1929 aux Etats-Unis. La misère a jeté sur les routes de nombreux déshérités. Parmi eux Tom, qui marche seul et espère trouver un boulot, n’importe lequel. Un enfant le rattrape : ils pourraient faire la route ensemble ? Mais le bonhomme est un solitaire taciturne : il veut bien partager un wagon clandestin le temps de quelques kilomètres, d’autant plus que le gosse raconte très bien les histoires de Jack London, mais rien de plus, chacun sa route.
Au gré de ses errances, Tom va rencontrer le père du gosse. Il est à l’agonie et lui demande de le lui ramener. Et voilà Tom parcourant le Sud à la recherche du gamin errant. Sa route croise celle de types racistes et haineux qui ne pensent qu’à casser du Noir. La police ne vaut pas mieux : c’est la loi du plus fort, du plus riche contre tout un peuple de miséreux. Les truands font la loi, les faibles, les justes et les Noirs n’ont aucune chance de survie.
Tom n’est pas Noir mais il déteste l’injustice. C’est un endurci au passé tragique, pourtant il croit en la justice de son pays. Il ne rencontre que haine et violence dans ce Sud où la crise exacerbe les particularismes. Il fait partie de ceux qui ont tout perdu mais la déchéance n’a pas détruit son humanité : contre toute probabilité, il va chercher l’enfant pour son père mourant parce que cet enfant porte en lui le rêve et l’espoir.
En jetant Tom sur les routes, le Brésilien Wander Antunes permet au lecteur d’arpenter à ses côtés le Sud de la Grande dépression. Ainsi côtoie-t-il cette population qui survit ou succombe, selon qu’elle choisit la corruption ou la dignité. Le scénario s’attache particulièrement à ceux chargés de faire appliquer la loi, qui n’a de fait plus de sens face aux lynchages et à la justice de quelques-uns. Tom reste largement mystérieux mais son humanisme est le moteur de tout l’album.
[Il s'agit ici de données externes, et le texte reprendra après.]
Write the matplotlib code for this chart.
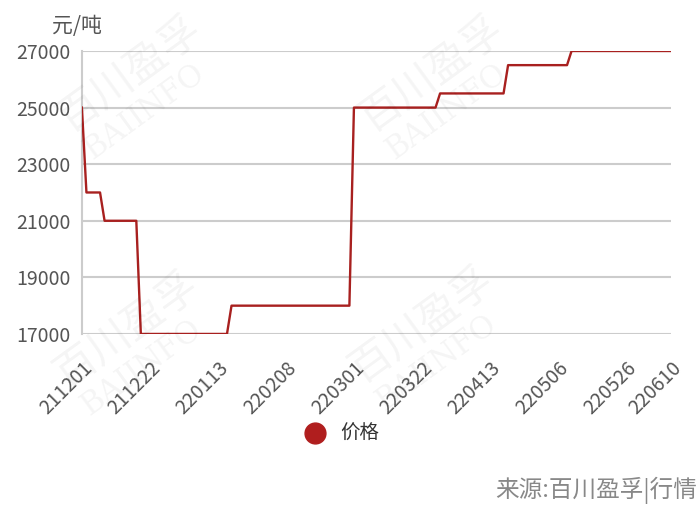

Le dessin de l’Espagnol Jaime Martín est très sobre, laissant s’exprimer les visages émaciés et graves. Le trait clair, les couleurs pales expriment la sécheresse du paysage et la rudesse des caractères. On voit la folie poindre dans les yeux des plus fanatiques.
Ainsi a-t-il suffi d’une crise économique pour détruire le grand rêve américain de réussite et d’égalité. Le pays se laisse aller à ses plus bas instincts. Il n’y a rien de nouveau dans ce message, mais Martín et Antunes l’expriment avec force, entre violence des actes et pudeur des émotions.
Toute la poussière du chemin
Wander Antunes (scénario) & Jaime Martín (dessin)
Dupuis (Aire Libre), 2010
ISBN : 978-2-8001-4690-4 – 80 pages – 16.50 €
Le thème et les dessins sont de ceux qui me plaisent… à noter !
Au début, j’ai trouvé le dessin un peu trop sage, mais finalement, il est surtout austère et colle bien au sujet.
J’aime beaucoup les dessins!
Jaime Martin est aussi le scénariste et l’illustrateur de Ce que le vent apporte et Les guerres silencieuses (son dernier album.
un album qui a l’air assez rude
Pas totalement noir cependant…
Tout ça a l’air très convaincant.
Tant mieux : j’espère que cette BD aura de nombreux lecteurs !
J’aime beaucoup le trait, je note, car l’histoire me tente également.
C’est le sujet qui m’a d’abord plu, il m’a fallu quelques pages pour le graphisme.
je me souviens d’un dessin très simple, mais surtout d’une ambiance!!
un bon souvenir cette lecture!
Je me disais justement que ce dessin ne rendrait pas la rudesse du propos, mais il s’adapte très bien et m’a séduite.